• Work to complete:
Each line that holds the word "matplotlib" counts once. Give the total number of such lines and nothing else.

• Dataset content:
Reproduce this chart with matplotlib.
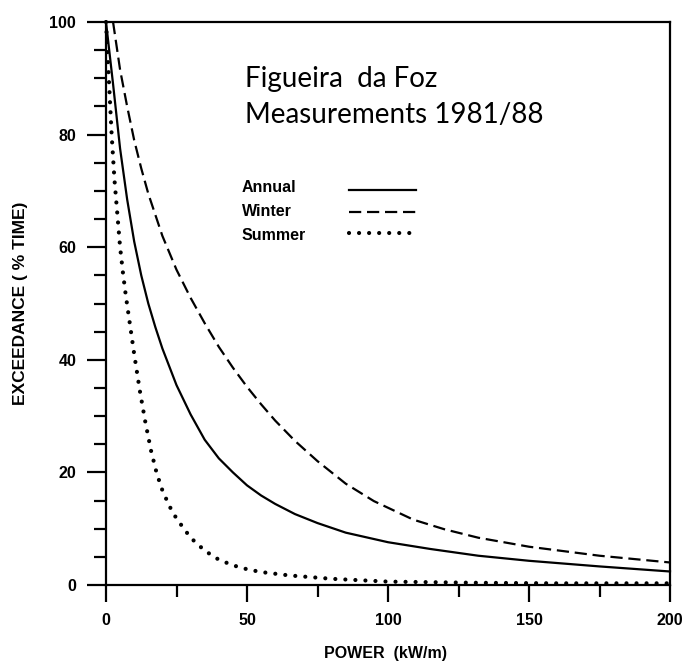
import matplotlib
matplotlib.use("Agg")
import matplotlib.pyplot as plt
from matplotlib.lines import Line2D

# ---- data ----
annual_x = [0, 2.5, 5, 7.5, 10, 12.5, 15, 17.5, 20, 25, 30, 35, 40, 45, 50, 55, 60, 67, 75, 85, 100, 115, 132, 150, 175, 200]
annual_y = [100, 89, 77.5, 68.5, 61, 55, 50, 45.8, 42, 35.5, 30.3, 25.8, 22.5, 20.0, 17.7, 15.9, 14.4, 12.6, 11.0, 9.3, 7.6, 6.4, 5.2, 4.3, 3.3, 2.4]

winter_x = [2.5, 5, 7.5, 10, 12.5, 15, 20, 25, 30, 35, 40, 45, 50, 55, 60, 67, 75, 85, 95, 109, 120, 132, 150, 175, 200]
winter_y = [100, 91.5, 85, 79, 74, 69.5, 62, 56, 51, 46.5, 42.3, 38.6, 35.2, 32.1, 29.2, 25.6, 22.0, 18.0, 14.9, 11.6, 9.9, 8.4, 6.8, 5.2, 4.0]

summer_x = [0, 1, 2, 3, 4, 5, 6, 7, 8, 9, 10, 12, 14, 16, 18, 20, 22.5, 25, 30, 35, 40, 45, 50, 55, 65, 80, 100, 130, 160, 200]
summer_y = [100, 90, 80, 72, 66, 60, 55.5, 51.5, 48, 44.5, 41, 34.5, 28.8, 23.8, 19.8, 16.8, 14, 11.8, 8.4, 6.1, 4.5, 3.5, 2.8, 2.3, 1.7, 1.1, 0.6, 0.4, 0.3, 0.3]

series_names = ["Annual", "Winter", "Summer"]
x_ticks = [0, 50, 100, 150, 200]
y_ticks = [0, 20, 40, 60, 80, 100]
title_lines = ["Figueira  da Foz", "Measurements 1981/88"]

plt.rcParams['font.family'] = ['Liberation Sans', 'DejaVu Sans']

fig = plt.figure(figsize=(6.88, 6.65), dpi=100)
ax = fig.add_axes([106/688, 1 - 585/665, 564/688, 563/665])

lw = 1.6
styles = [
    dict(color='black', lw=lw, linestyle='-'),
    dict(color='black', lw=lw, linestyle=(0, (5.5, 2.6))),
    dict(color='black', lw=3.0, linestyle=(0, (0.01, 2.4)), dash_capstyle='round'),
]
ax.plot(annual_x, annual_y, clip_on=False, **styles[0])
ax.plot(winter_x, winter_y, clip_on=False, **styles[1])
ax.plot(summer_x, summer_y, clip_on=False, **styles[2])

ax.set_xlim(0, 200)
ax.set_ylim(0, 100)
ax.set_xticks(x_ticks)
ax.set_yticks(y_ticks)
ax.set_xticks(range(0, 201, 25), minor=True)
ax.set_yticks(range(0, 101, 5), minor=True)
for s in ax.spines.values():
    s.set_linewidth(1.6)
ax.tick_params(axis='both', which='major', direction='out', width=1.6, labelsize=11.5)
ax.tick_params(axis='y', which='major', length=13.5, pad=8)
ax.tick_params(axis='x', which='major', length=12, pad=8)
ax.tick_params(axis='both', which='minor', direction='out', width=1.6, length=8.5)
for lab in ax.get_xticklabels() + ax.get_yticklabels():
    lab.set_fontweight('bold')

ax.set_xlabel("POWER  (kW/m)", fontsize=11.5, fontweight='bold')
ax.xaxis.set_label_coords(0.496, -0.108)
ax.set_ylabel("EXCEEDANCE ( % TIME)", fontsize=12.5, fontweight='bold')
ax.yaxis.set_label_coords(-0.138, 0.5)

# title block
tfam = ['Lato', 'DejaVu Sans']
ax.text(0.246, 0.885, title_lines[0], transform=ax.transAxes, fontsize=20,
        family=tfam, ha='left', va='baseline')
ax.text(0.246, 0.821, title_lines[1], transform=ax.transAxes, fontsize=20,
        family=tfam, ha='left', va='baseline')

# legend: names as text, line samples through legend
for i, name in enumerate(series_names):
    ax.text(0.241, 0.698 - i * 0.0425, name, transform=ax.transAxes,
            fontsize=11.5, fontweight='bold', ha='left', va='baseline')
handles = [Line2D([], [], **st) for st in styles]
leg = ax.legend(handles, ['', '', ''], loc='upper left', bbox_to_anchor=(0.43, 0.712),
                frameon=False, handlelength=3.9, handletextpad=0, labelspacing=0.36,
                fontsize=12.5, borderpad=0, borderaxespad=0)

fig.savefig("out.png", dpi=100)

• Answer for the task:
5